Aim of the task :: Repeat word for word the lines from the top of the records through the line containing "s.set_linewidth(1.2)", and skip the pictures.

Task input ::
------------------------

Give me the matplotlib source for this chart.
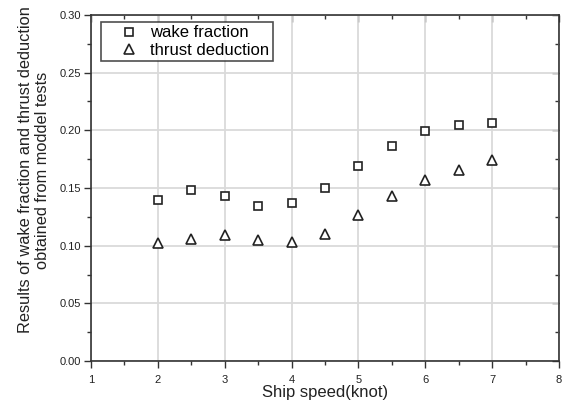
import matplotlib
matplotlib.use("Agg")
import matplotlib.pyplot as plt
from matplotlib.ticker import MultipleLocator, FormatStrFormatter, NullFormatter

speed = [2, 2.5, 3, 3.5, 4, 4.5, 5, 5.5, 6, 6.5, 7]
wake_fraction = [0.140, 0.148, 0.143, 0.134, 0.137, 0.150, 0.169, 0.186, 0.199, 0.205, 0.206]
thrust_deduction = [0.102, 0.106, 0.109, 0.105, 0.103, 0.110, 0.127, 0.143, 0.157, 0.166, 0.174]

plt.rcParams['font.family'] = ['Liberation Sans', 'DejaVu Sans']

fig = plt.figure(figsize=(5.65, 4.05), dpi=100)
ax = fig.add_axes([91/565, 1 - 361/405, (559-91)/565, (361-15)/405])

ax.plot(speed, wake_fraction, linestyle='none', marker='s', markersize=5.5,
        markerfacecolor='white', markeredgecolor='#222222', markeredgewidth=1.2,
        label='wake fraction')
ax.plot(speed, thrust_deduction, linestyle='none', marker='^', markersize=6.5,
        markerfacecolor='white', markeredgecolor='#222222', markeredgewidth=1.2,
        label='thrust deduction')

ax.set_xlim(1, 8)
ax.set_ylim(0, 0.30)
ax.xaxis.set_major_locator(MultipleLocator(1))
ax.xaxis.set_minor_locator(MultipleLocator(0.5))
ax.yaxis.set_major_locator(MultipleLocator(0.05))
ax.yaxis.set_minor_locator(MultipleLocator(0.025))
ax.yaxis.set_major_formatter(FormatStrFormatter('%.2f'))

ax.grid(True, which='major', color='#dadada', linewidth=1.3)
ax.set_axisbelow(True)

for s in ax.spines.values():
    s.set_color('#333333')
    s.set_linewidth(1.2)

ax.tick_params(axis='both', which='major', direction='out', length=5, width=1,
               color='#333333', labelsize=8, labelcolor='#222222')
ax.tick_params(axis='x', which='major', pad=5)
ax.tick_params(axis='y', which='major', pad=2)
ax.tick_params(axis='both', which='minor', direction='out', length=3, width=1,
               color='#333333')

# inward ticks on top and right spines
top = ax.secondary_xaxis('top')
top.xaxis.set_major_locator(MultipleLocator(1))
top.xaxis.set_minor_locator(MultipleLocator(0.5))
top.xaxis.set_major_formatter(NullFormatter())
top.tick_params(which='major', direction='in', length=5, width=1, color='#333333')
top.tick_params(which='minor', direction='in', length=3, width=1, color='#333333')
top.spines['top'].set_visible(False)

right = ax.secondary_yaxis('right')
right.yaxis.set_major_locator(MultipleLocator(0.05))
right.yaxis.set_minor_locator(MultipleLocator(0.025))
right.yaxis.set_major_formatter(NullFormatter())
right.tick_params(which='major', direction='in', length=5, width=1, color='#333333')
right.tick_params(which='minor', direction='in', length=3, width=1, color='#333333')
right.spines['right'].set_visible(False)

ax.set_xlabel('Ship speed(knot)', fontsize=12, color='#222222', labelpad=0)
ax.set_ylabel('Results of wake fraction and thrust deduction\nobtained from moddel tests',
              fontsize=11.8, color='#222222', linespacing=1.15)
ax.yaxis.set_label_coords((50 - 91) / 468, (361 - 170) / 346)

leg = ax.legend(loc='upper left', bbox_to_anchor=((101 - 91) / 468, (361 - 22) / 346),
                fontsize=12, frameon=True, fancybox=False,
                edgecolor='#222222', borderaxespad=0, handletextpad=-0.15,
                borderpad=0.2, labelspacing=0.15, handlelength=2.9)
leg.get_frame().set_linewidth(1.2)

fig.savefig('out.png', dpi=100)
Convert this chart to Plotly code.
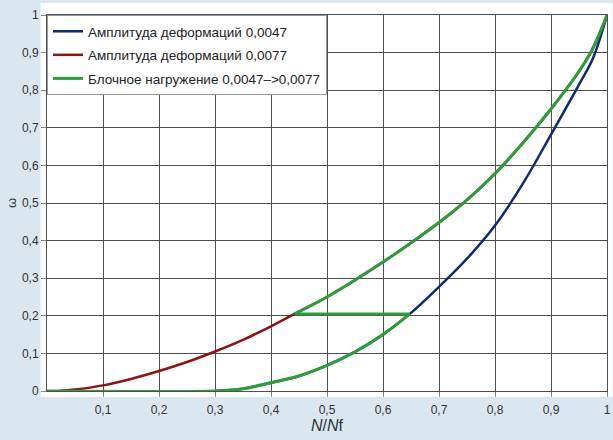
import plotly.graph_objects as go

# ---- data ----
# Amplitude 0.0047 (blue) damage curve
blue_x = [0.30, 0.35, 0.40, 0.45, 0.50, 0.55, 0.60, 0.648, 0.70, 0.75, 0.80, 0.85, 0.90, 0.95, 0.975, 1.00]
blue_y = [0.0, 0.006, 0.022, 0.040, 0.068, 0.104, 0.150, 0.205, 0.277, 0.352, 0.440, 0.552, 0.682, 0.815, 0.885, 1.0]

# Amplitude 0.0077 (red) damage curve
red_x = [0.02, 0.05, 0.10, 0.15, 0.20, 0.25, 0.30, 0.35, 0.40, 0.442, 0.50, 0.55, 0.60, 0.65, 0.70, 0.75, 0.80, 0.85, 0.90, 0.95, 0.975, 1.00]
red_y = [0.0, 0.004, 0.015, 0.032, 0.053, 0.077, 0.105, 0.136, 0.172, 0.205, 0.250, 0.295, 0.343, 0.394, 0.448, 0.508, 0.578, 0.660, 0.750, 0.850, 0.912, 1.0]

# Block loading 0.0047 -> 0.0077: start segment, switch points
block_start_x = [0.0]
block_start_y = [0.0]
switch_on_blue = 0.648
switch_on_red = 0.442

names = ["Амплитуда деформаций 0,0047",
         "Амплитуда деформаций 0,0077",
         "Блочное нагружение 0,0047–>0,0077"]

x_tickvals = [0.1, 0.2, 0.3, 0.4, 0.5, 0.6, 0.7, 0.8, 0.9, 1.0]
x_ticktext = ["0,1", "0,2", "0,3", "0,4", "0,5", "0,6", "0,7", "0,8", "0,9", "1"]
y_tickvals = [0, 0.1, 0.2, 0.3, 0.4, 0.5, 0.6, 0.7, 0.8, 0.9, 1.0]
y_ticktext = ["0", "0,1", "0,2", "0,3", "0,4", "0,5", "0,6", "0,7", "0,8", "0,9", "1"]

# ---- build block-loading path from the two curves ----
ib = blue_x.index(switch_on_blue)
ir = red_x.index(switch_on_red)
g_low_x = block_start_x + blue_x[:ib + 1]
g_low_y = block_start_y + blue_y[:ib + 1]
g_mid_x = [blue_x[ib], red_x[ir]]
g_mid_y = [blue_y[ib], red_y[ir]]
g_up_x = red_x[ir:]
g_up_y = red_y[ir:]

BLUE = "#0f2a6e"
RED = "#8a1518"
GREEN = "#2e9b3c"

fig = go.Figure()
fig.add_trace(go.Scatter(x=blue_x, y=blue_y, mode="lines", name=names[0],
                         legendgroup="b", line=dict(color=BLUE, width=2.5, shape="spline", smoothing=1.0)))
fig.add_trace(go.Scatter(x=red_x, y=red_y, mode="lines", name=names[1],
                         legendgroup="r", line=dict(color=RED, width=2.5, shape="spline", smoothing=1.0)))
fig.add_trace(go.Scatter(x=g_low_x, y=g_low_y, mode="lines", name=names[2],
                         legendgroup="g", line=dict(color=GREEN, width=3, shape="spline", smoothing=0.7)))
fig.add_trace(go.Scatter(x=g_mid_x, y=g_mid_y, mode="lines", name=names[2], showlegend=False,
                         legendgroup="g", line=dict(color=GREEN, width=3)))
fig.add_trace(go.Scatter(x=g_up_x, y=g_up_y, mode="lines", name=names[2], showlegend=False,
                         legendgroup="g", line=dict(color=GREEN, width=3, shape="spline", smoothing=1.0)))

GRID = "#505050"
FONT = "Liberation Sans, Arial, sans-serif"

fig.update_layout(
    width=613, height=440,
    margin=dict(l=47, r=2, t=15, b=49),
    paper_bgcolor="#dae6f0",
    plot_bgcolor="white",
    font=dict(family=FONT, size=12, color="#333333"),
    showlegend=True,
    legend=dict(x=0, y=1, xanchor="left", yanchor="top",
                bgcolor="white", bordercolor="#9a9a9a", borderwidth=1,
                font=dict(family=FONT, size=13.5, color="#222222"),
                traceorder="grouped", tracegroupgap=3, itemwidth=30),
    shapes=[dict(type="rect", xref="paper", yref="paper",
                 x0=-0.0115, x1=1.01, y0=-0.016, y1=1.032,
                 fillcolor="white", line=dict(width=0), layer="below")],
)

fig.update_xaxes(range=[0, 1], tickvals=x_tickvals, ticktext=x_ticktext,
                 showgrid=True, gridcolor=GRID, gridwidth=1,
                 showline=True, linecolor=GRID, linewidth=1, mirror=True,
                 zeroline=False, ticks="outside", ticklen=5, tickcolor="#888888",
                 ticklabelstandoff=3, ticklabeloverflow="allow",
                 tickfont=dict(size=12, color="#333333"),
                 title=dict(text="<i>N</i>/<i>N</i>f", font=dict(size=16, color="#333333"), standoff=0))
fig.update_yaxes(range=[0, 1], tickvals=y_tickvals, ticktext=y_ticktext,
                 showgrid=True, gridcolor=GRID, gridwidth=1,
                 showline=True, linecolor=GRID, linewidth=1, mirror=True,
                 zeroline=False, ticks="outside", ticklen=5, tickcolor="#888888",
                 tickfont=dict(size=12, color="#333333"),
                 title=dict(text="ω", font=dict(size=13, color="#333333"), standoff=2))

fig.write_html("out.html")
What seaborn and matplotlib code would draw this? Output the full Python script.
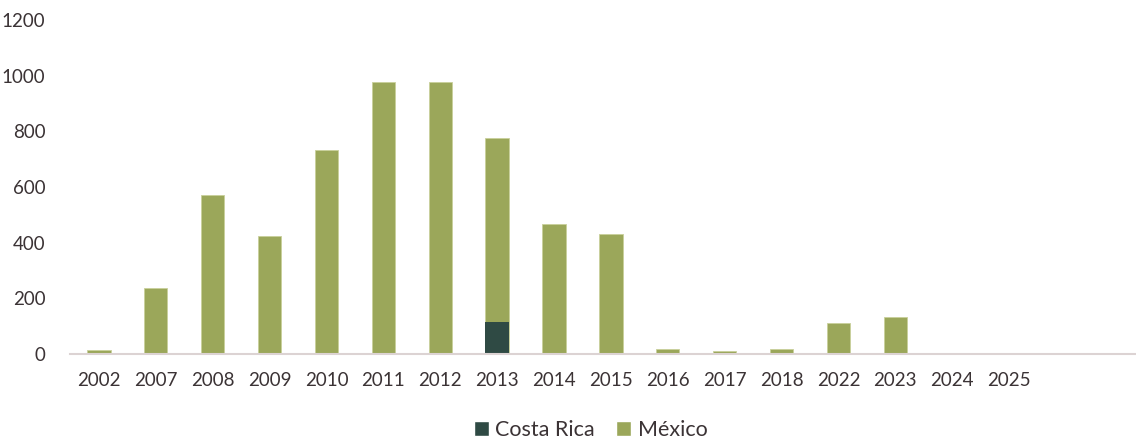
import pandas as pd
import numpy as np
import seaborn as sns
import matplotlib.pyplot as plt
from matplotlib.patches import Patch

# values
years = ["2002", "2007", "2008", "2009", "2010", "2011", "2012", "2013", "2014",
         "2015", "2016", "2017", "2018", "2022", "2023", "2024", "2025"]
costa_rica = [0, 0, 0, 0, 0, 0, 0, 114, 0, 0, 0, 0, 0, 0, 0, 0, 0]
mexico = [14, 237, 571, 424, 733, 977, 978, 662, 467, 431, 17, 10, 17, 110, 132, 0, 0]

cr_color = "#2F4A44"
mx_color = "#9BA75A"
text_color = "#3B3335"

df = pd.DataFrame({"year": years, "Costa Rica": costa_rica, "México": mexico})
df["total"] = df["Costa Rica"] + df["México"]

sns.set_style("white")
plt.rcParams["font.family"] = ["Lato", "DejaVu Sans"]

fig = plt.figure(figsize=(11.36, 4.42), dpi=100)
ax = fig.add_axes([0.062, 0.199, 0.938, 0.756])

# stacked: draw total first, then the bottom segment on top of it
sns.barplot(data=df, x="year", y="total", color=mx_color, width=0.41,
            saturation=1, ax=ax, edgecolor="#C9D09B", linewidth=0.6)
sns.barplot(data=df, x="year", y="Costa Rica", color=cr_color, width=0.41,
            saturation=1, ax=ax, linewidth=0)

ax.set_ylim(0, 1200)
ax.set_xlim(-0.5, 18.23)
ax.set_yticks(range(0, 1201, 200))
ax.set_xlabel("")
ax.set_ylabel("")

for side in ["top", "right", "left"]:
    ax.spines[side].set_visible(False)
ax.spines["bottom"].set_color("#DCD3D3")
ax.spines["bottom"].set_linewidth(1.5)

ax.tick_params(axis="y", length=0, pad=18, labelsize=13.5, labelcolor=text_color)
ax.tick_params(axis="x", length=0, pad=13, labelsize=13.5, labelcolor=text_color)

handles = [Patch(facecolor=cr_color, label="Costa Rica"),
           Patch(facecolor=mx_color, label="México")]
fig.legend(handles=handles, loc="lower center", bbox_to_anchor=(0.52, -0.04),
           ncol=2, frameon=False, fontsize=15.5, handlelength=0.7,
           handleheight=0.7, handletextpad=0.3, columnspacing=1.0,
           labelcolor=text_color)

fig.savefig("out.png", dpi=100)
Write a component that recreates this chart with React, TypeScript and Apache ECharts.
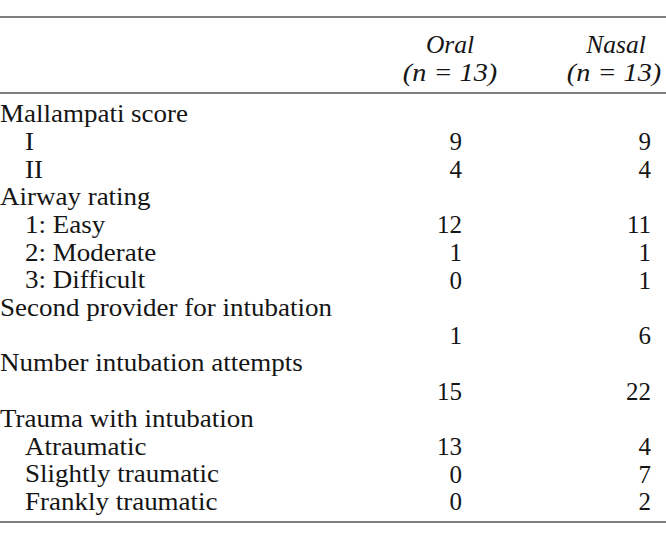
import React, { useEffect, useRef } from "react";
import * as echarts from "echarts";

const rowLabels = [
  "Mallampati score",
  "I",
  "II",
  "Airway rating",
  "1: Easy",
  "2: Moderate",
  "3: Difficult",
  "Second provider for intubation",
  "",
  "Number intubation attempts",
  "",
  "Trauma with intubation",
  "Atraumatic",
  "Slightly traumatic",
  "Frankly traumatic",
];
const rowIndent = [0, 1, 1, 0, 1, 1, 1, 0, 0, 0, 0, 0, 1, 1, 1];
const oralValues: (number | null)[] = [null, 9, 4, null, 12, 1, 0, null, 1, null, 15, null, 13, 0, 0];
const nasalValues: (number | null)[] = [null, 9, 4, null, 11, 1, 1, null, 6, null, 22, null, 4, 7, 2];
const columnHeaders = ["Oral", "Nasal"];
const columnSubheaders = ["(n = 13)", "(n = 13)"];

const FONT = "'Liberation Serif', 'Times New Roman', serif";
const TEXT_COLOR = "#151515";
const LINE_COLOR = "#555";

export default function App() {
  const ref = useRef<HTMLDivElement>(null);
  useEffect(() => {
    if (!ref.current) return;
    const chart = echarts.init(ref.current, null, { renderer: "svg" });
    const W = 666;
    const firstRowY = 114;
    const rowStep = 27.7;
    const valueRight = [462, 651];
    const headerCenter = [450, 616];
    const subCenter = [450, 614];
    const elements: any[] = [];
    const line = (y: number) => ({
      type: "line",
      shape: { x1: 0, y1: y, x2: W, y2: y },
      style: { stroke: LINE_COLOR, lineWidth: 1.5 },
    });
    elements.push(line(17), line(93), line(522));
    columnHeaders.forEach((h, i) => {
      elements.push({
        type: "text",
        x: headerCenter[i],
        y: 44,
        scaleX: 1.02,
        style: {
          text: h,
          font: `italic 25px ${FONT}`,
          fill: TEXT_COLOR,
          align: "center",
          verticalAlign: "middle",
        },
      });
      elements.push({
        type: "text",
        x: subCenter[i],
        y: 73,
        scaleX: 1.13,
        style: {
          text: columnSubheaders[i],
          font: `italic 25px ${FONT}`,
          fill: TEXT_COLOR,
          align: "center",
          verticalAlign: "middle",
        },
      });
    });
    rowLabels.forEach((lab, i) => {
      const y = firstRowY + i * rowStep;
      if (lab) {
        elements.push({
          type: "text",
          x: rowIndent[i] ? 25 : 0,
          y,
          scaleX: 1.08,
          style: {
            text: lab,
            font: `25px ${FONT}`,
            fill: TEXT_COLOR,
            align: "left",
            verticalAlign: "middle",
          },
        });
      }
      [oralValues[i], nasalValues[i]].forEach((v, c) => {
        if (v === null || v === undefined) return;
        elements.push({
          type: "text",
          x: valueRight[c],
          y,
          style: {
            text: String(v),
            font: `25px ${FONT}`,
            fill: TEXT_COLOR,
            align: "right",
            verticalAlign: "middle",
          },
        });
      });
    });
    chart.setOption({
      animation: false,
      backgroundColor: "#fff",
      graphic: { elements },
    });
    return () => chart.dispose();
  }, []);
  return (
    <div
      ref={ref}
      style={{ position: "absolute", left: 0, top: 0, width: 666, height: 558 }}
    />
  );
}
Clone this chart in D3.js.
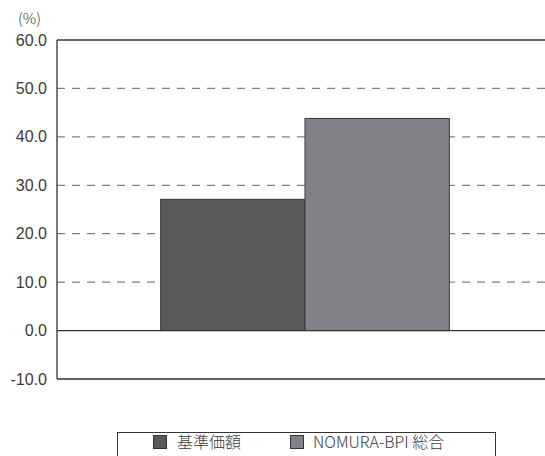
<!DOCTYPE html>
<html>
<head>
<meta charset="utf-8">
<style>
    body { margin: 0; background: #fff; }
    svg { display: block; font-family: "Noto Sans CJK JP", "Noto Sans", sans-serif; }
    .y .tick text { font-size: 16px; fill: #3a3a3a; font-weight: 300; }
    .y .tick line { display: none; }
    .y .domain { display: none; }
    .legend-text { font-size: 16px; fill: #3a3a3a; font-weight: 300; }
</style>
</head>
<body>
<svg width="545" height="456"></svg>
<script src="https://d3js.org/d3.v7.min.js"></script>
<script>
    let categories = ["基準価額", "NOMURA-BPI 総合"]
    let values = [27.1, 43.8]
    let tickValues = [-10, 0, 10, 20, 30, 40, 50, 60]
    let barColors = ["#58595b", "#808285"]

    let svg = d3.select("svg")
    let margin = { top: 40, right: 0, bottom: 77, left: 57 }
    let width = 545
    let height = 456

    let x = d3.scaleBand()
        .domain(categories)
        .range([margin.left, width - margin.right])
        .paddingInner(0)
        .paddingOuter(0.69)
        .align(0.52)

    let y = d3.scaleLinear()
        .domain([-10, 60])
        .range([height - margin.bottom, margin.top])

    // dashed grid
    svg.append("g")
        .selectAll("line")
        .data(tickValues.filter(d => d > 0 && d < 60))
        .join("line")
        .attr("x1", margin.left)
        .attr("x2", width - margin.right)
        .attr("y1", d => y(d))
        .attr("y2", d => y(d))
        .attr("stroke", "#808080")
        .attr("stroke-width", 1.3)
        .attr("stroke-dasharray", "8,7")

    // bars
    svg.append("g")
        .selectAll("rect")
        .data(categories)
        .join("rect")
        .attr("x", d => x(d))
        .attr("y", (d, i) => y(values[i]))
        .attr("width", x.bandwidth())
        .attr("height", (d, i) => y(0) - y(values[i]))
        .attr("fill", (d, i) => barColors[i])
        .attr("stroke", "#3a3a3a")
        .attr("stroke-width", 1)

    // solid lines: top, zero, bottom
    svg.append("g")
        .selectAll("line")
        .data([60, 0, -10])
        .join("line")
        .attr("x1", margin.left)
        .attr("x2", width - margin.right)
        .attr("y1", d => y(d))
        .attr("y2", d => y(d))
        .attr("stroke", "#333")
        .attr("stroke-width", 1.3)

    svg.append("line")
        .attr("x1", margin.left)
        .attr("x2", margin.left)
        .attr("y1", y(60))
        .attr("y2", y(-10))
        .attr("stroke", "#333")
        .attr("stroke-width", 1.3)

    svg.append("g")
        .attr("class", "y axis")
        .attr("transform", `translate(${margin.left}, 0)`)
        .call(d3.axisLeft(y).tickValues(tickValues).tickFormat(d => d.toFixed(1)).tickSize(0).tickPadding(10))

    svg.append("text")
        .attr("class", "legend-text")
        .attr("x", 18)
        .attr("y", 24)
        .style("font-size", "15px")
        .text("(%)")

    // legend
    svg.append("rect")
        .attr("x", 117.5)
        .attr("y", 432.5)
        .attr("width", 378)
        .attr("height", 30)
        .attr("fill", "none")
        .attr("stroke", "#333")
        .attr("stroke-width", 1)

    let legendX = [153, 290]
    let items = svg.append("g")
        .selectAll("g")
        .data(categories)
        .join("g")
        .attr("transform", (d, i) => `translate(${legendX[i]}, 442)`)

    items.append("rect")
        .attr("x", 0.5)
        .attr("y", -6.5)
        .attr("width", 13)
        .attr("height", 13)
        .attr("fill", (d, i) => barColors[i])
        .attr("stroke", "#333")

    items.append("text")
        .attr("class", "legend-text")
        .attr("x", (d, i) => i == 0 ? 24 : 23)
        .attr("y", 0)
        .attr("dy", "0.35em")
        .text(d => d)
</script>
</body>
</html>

------------------------

Completed task ::
Give me the matplotlib source for this chart.
import matplotlib
matplotlib.use("Agg")
import matplotlib.pyplot as plt
from matplotlib.ticker import MultipleLocator, FormatStrFormatter, NullFormatter

speed = [2, 2.5, 3, 3.5, 4, 4.5, 5, 5.5, 6, 6.5, 7]
wake_fraction = [0.140, 0.148, 0.143, 0.134, 0.137, 0.150, 0.169, 0.186, 0.199, 0.205, 0.206]
thrust_deduction = [0.102, 0.106, 0.109, 0.105, 0.103, 0.110, 0.127, 0.143, 0.157, 0.166, 0.174]

plt.rcParams['font.family'] = ['Liberation Sans', 'DejaVu Sans']

fig = plt.figure(figsize=(5.65, 4.05), dpi=100)
ax = fig.add_axes([91/565, 1 - 361/405, (559-91)/565, (361-15)/405])

ax.plot(speed, wake_fraction, linestyle='none', marker='s', markersize=5.5,
        markerfacecolor='white', markeredgecolor='#222222', markeredgewidth=1.2,
        label='wake fraction')
ax.plot(speed, thrust_deduction, linestyle='none', marker='^', markersize=6.5,
        markerfacecolor='white', markeredgecolor='#222222', markeredgewidth=1.2,
        label='thrust deduction')

ax.set_xlim(1, 8)
ax.set_ylim(0, 0.30)
ax.xaxis.set_major_locator(MultipleLocator(1))
ax.xaxis.set_minor_locator(MultipleLocator(0.5))
ax.yaxis.set_major_locator(MultipleLocator(0.05))
ax.yaxis.set_minor_locator(MultipleLocator(0.025))
ax.yaxis.set_major_formatter(FormatStrFormatter('%.2f'))

ax.grid(True, which='major', color='#dadada', linewidth=1.3)
ax.set_axisbelow(True)

for s in ax.spines.values():
    s.set_color('#333333')
    s.set_linewidth(1.2)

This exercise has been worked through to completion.